Saturday, September 20, 2014

a bit of greedy: UVa 10026 - Shoemaker's Problem

Problem Statement:
UVa 10026 - Shoemaker's Problem

Summary:
Given a list of jobs, we can only work on one job each day. Each job \(i\) takes \(t_i\) days to complete and for each day of not starting on the job, we must pay \(s_i\) fine. Once we start on a job, we will finish it before starting the next job. We are to find the best permutation/arrangement of the jobs that minimizes the total fine incurred.

Solution:
A great application of exchange argument that establishes the relationship that must hold in an optimal arrangement amongst all permutation. This optimization problem reduces to sorting problem.


#include <iostream>
#include <cstdio>
#include <algorithm>
#include <vector>
using namespace std;

/* 
The correct greedy algo and its proof: sort by fine/time
Proof:
s is fine, t is days
Suppose that (s_1,t_1), (s_2,t_2), ..., (s_n,t_n) is the optimal
arrangement such that the total fine is the lowest.

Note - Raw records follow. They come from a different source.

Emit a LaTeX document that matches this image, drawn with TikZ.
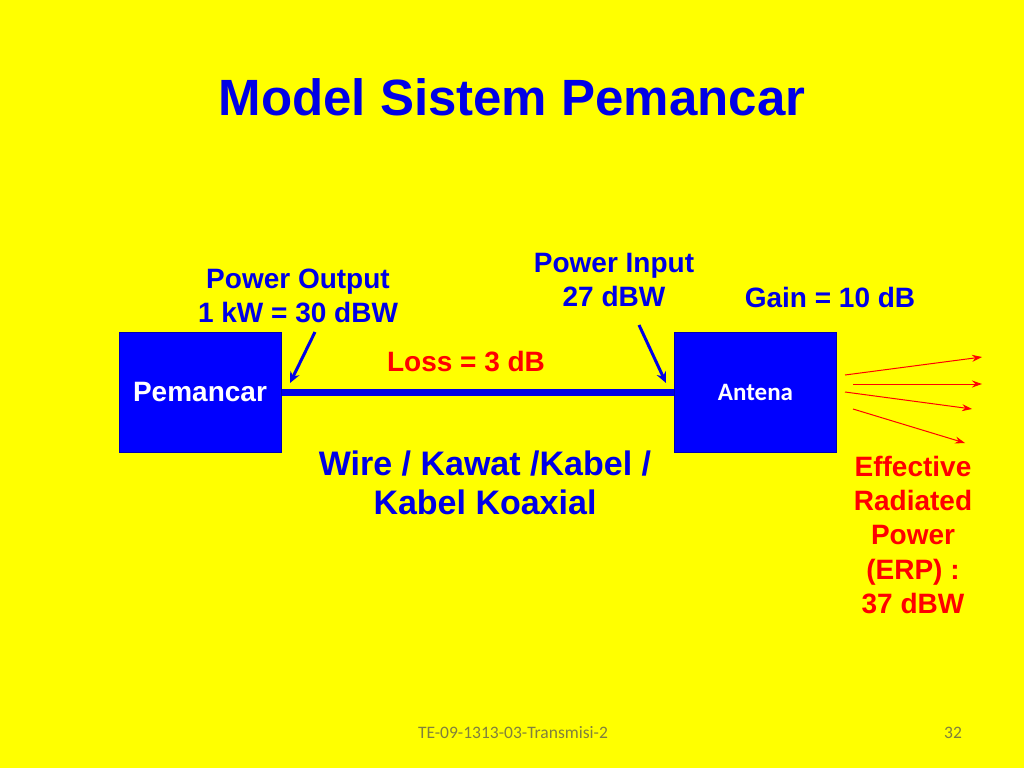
\documentclass[tikz,border=0pt]{standalone}
\usepackage{fontspec}
\setmainfont{Liberation Sans}
\newfontfamily\calib{Carlito}
\usetikzlibrary{arrows.meta}
\definecolor{bg}{RGB}{255,255,0}
\definecolor{tblue}{RGB}{0,0,230}
\definecolor{bblue}{RGB}{0,0,255}
\definecolor{tred}{RGB}{255,0,0}
\definecolor{foot}{RGB}{128,128,60}
\tikzset{
  box/.style={draw=bblue!70!black, line width=1pt, fill=bblue, minimum width=162pt, minimum height=120pt, inner sep=0pt},
  lbl/.style={text=tblue, font=\bfseries\fontsize{28}{33.5}\selectfont, align=center, inner sep=0pt},
  rlbl/.style={text=tred, font=\bfseries\fontsize{28}{34.3}\selectfont, align=center, inner sep=0pt},
  barrow/.style={draw=tblue, line width=3pt, -{Stealth[length=11pt,width=10pt]}},
  rarrow/.style={draw=tred, line width=1pt, -{Stealth[length=10pt,width=7pt]}},
}
\begin{document}
\begin{tikzpicture}[x=1pt,y=-1pt]
\fill[bg] (0,0) rectangle (1024,768);
\useasboundingbox (0,0) rectangle (1024,768);
\node[text=tblue, font=\bfseries\fontsize{51}{56}\selectfont, inner sep=0pt] (title) at (512,97) {Model Sistem Pemancar};
\node[box] (tx) at (200,392) {};
\node[text=white, font=\bfseries\fontsize{28}{32}\selectfont] at (tx.center) {Pemancar};
\node[box] (ant) at (755.5,392) {};
\node[text=white, font=\calib\bfseries\fontsize{25}{28}\selectfont] at (ant.center) {Antena};
\draw[tblue, line width=7pt] (tx.east) -- (ant.west);
\node[rlbl] (loss) at (466,362) {Loss = 3 dB};
\node[lbl] (pout) at (298,296) {Power Output\\1 kW = 30 dBW};
\node[lbl] (pin) at (614,280) {Power Input\\27 dBW};
\node[lbl] (gain) at (830,297) {Gain = 10 dB};
\coordinate (a1s) at (315,332);
\coordinate (a1e) at (290,383);
\coordinate (a2s) at (639,325);
\coordinate (a2e) at (666,383);
\draw[barrow] (a1s) -- (a1e);
\draw[barrow] (a2s) -- (a2e);
\node[text=tblue, font=\bfseries\fontsize{34}{39}\selectfont, align=center, inner sep=0pt] (wire) at (485,483) {Wire / Kawat /Kabel /\\Kabel Koaxial};
\coordinate (r1s) at (845,375); \coordinate (r1e) at (982,357);
\coordinate (r2s) at (853,384); \coordinate (r2e) at (982,384);
\coordinate (r3s) at (845,392); \coordinate (r3e) at (972,409);
\coordinate (r4s) at (853,409); \coordinate (r4e) at (965,443);
\draw[rarrow] (r1s) -- (r1e);
\draw[rarrow] (r2s) -- (r2e);
\draw[rarrow] (r3s) -- (r3e);
\draw[rarrow] (r4s) -- (r4e);
\node[rlbl] (erp) at (913,535) {Effective\\Radiated\\Power\\(ERP) :\\37 dBW};
\node[text=foot, font=\calib\fontsize{17.5}{20}\selectfont] (ft) at (513,733) {TE-09-1313-03-Transmisi-2};
\node[text=foot, font=\calib\fontsize{17.5}{20}\selectfont] (pg) at (953,733) {32};
\end{tikzpicture}
\end{document}
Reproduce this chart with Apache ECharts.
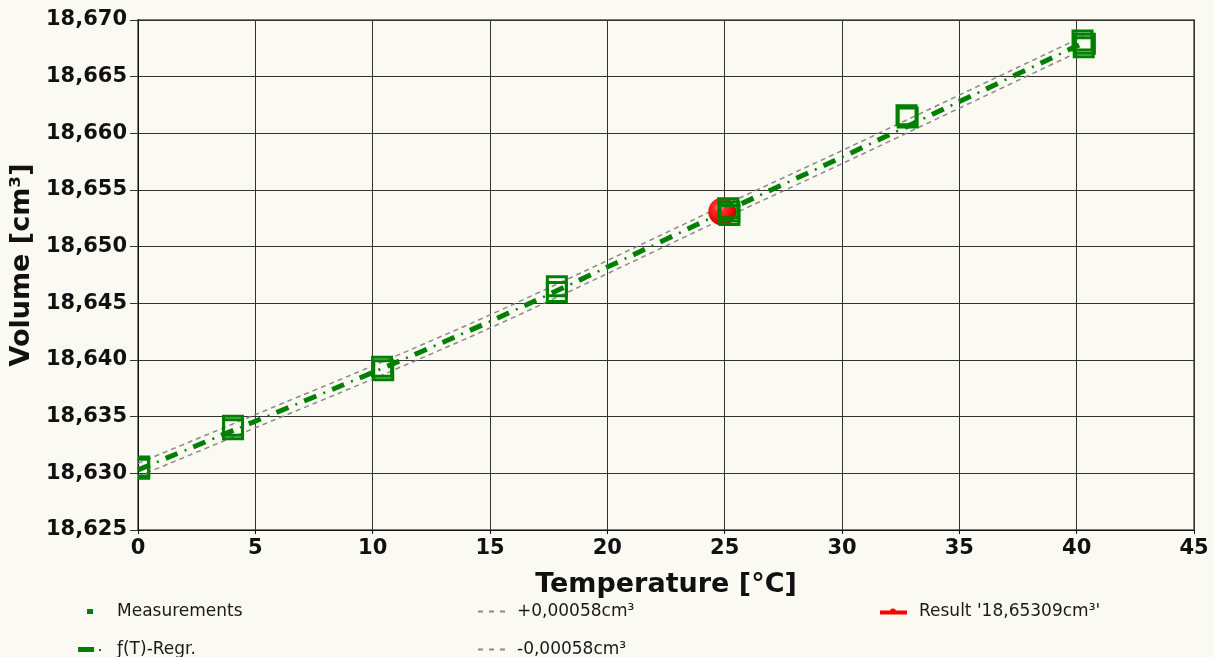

Hence we have
O = s_1 (0) + s_2 (t_1) + s_3 (t_1 + t_2) + ...
    + s_i (t_1 + t_2 + ... + t_{i-1})
    + s_{i+1} (t_1 + t_2 + ... + t_{i-1} + t_i) 
    + ...
Since O is optimal, by exchange argument, if we exchange the position of
s_i,t_i and s_{i+1},t_{i+1}, we will have total fine O' which will cannot be lower
than O:
O' = ... + s_{i+1} (t_1 + t_2 + ... + t_{i-1})
         + s_i (t_1 + t_2 + ... + t_{i-1} + t_{i+1})
         + ...
         
hence 
    O' - O >= 0 
        <=> s_{i+1} (-t_i) + s_i (t_{i+1}) >= 0
        <=> s_i/t_i >= s_{i+1}/t_{i+1}

Hence in the optimal arrangement, s_i comes before s_{i+1} iff s_i/t_i >= s_{i+1}/t_{i+1}
*/

vector<int> arr, s, t;

bool comp(const int& L, const int& R){
    if(s[L] * t[R] == s[R] * t[L]) return L < R;
    return s[L] * t[R] < s[R] * t[L];
}

int main(){
    int TC;
    cin >> TC;
    bool flag = false;
    while(TC--){
        if(flag) printf("\n");
        flag = true;
        int N;
        cin >> N;
        arr.clear();
        s.clear();
        t.clear();
        for(int i=0;i<N;++i){
            int u,v;
            cin >> u >> v;
            s.push_back(u);
            t.push_back(v);
            arr.push_back(i);
        }
        sort(arr.begin(), arr.end(), comp);
        for(int i=0;i<N;++i){
            if(i != 0) printf(" ");
            printf("%d", arr[i]+1);
        }
        printf("\n");
    }
    return 0;
}